La petite famille retourne finalement chez elle, passant d'une bulle à une autre. De retour à la maison, on apprend les nouveaux gestes, on tâtonne. Mais les jeunes parents ne peuvent pas faire passer leur nouveau-né de bras en bras, car les proches ne rendront pas visite au bébé par mesures de sécurité. "Ils ne le verront pas avant la fin du confinement. Evidemment, ça fait mal au coeur, mais elles et ils ont compris."
Grâce au télétravail, le cocon familial se crée d'autant plus rapidement. "Le fait que mon compagnon puisse 'assister' aux premiers jours de son enfant au-delà des 14 jours classiques est un réel avantage. D'ailleurs, on pense vraiment que le gouvernement devrait réfléchir à un congé paternité égal à celui de la maman, en post-natal au moins. Les pays scandinaves sont un bel exemple à suivre."
Les visites de la sage-femme sont rythmées par les gestes-barrières : du gel, la distance de sécurité, la désinfection des surfaces. Le virus ne doit pas s'immiscer dans le foyer, même si le risque pour les nourrissons s'est avéré quasiment nul.

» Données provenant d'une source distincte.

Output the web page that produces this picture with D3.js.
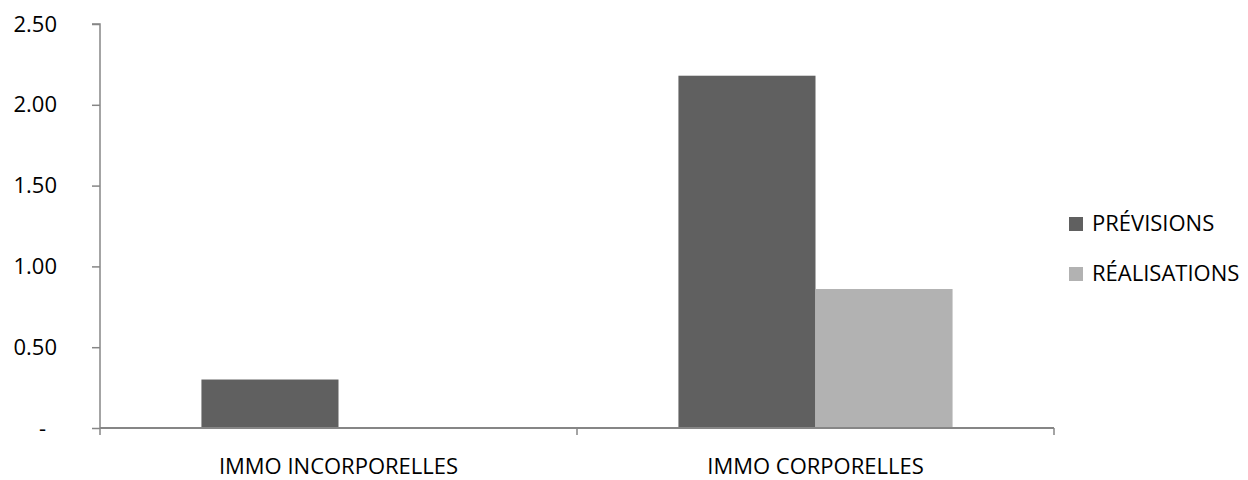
<!DOCTYPE html>
<html>
<head>
<meta charset="utf-8">
<script src="https://cdn.jsdelivr.net/npm/d3@7"></script>
<style>
  html, body { margin: 0; padding: 0; background: #fff; }
  svg { display: block; }
  text { font-family: "Open Sans", Lato, sans-serif; fill: #000; }
</style>
</head>
<body>
<svg id="chart" width="1248" height="480"></svg>
<script>
// Investment amounts per category
const categories = ["IMMO INCORPORELLES", "IMMO CORPORELLES"];
const seriesNames = ["PRÉVISIONS", "RÉALISATIONS"];
const previsions = [0.30, 2.18];
const realisations = [0.00, 0.86];
const yTicks = [0, 0.5, 1.0, 1.5, 2.0, 2.5];
const colors = ["#606060", "#b2b2b2"];

const svg = d3.select("#chart");
const plotLeft = 100, plotRight = 1054, plotTop = 24, plotBottom = 428;
const axisColor = "#868686";
const fontSize = 22;

const x0 = d3.scaleBand().domain(categories).range([plotLeft, plotRight]).paddingInner(0).paddingOuter(0);
const x1 = d3.scaleBand().domain(seriesNames).range([0, x0.bandwidth()]).paddingInner(0).paddingOuter(0.74);
const y = d3.scaleLinear().domain([0, 2.5]).range([plotBottom, plotTop]);

const rows = categories.map((c, i) => ({ cat: c, values: [previsions[i], realisations[i]] }));

// Bars
const groups = svg.append("g").selectAll("g").data(rows).join("g")
  .attr("transform", d => `translate(${x0(d.cat)},0)`);
groups.selectAll("rect")
  .data(d => d.values.map((v, j) => ({ name: seriesNames[j], v, j })).filter(d => d.v > 0))
  .join("rect")
  .attr("x", d => x1(d.name))
  .attr("y", d => y(d.v))
  .attr("width", x1.bandwidth())
  .attr("height", d => y(0) - y(d.v))
  .attr("fill", d => colors[d.j]);

// Y axis (accounting style: zero shown as a dash, set slightly left)
const yAxis = svg.append("g").attr("transform", `translate(${plotLeft},0)`)
  .call(d3.axisLeft(y).tickValues(yTicks).tickSize(8).tickPadding(35)
    .tickFormat(v => v === 0 ? "-" : d3.format(".2f")(v)));
yAxis.select(".domain").attr("stroke", axisColor).attr("stroke-width", 1.5).attr("d", `M-8,${plotTop}H0V${plotBottom}`);
yAxis.selectAll(".tick line").attr("stroke", axisColor).attr("stroke-width", 1.5);
yAxis.selectAll(".tick text").attr("font-size", fontSize).attr("font-family", "'Open Sans', sans-serif").attr("fill", "#000")
  .attr("dx", d => d === 0 ? -11 : 0);

// X axis
const boundaries = [plotLeft, ...categories.map(c => x0(c) + x0.bandwidth())];
svg.append("line").attr("x1", plotLeft).attr("x2", plotRight).attr("y1", plotBottom).attr("y2", plotBottom)
  .attr("stroke", axisColor).attr("stroke-width", 2);
svg.append("g").selectAll("line").data(boundaries).join("line")
  .attr("x1", d => d).attr("x2", d => d).attr("y1", plotBottom).attr("y2", plotBottom + 7)
  .attr("stroke", axisColor).attr("stroke-width", 1.5);
svg.append("g").selectAll("text").data(categories).join("text")
  .attr("x", d => x0(d) + x0.bandwidth() / 2)
  .attr("y", 474)
  .attr("text-anchor", "middle")
  .attr("font-size", fontSize)
  .text(d => d);

// Legend
const legend = svg.append("g").selectAll("g").data(seriesNames).join("g")
  .attr("transform", (d, i) => `translate(1069,${217 + i * 50})`);
legend.append("rect").attr("width", 14).attr("height", 14).attr("fill", (d, i) => colors[i]);
legend.append("text").attr("x", 23).attr("y", 13.5).attr("font-size", fontSize).text(d => d);
</script>
</body>
</html>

Comment Clémence et son compagnon raconteront-ils sa naissance à cet enfant né dans ce monde chamboulé ? "C'est tout bête mais sur les premières photos qu'on lui montrera quand il sera en âge de comprendre, il faudra lui expliquer pourquoi il n'y a personne autour de lui...", soupire la jeune mère. "On lui expliquera ce qui s'est passé partout, pas simplement en France. On essaiera de ne pas dramatiser. Et on lui expliquera qu'on n'avait pas le choix et que c'était pour la santé de tout le monde. Etre libre, c'est bien, mais être en bonne santé, c'est ce qui prime avant tout."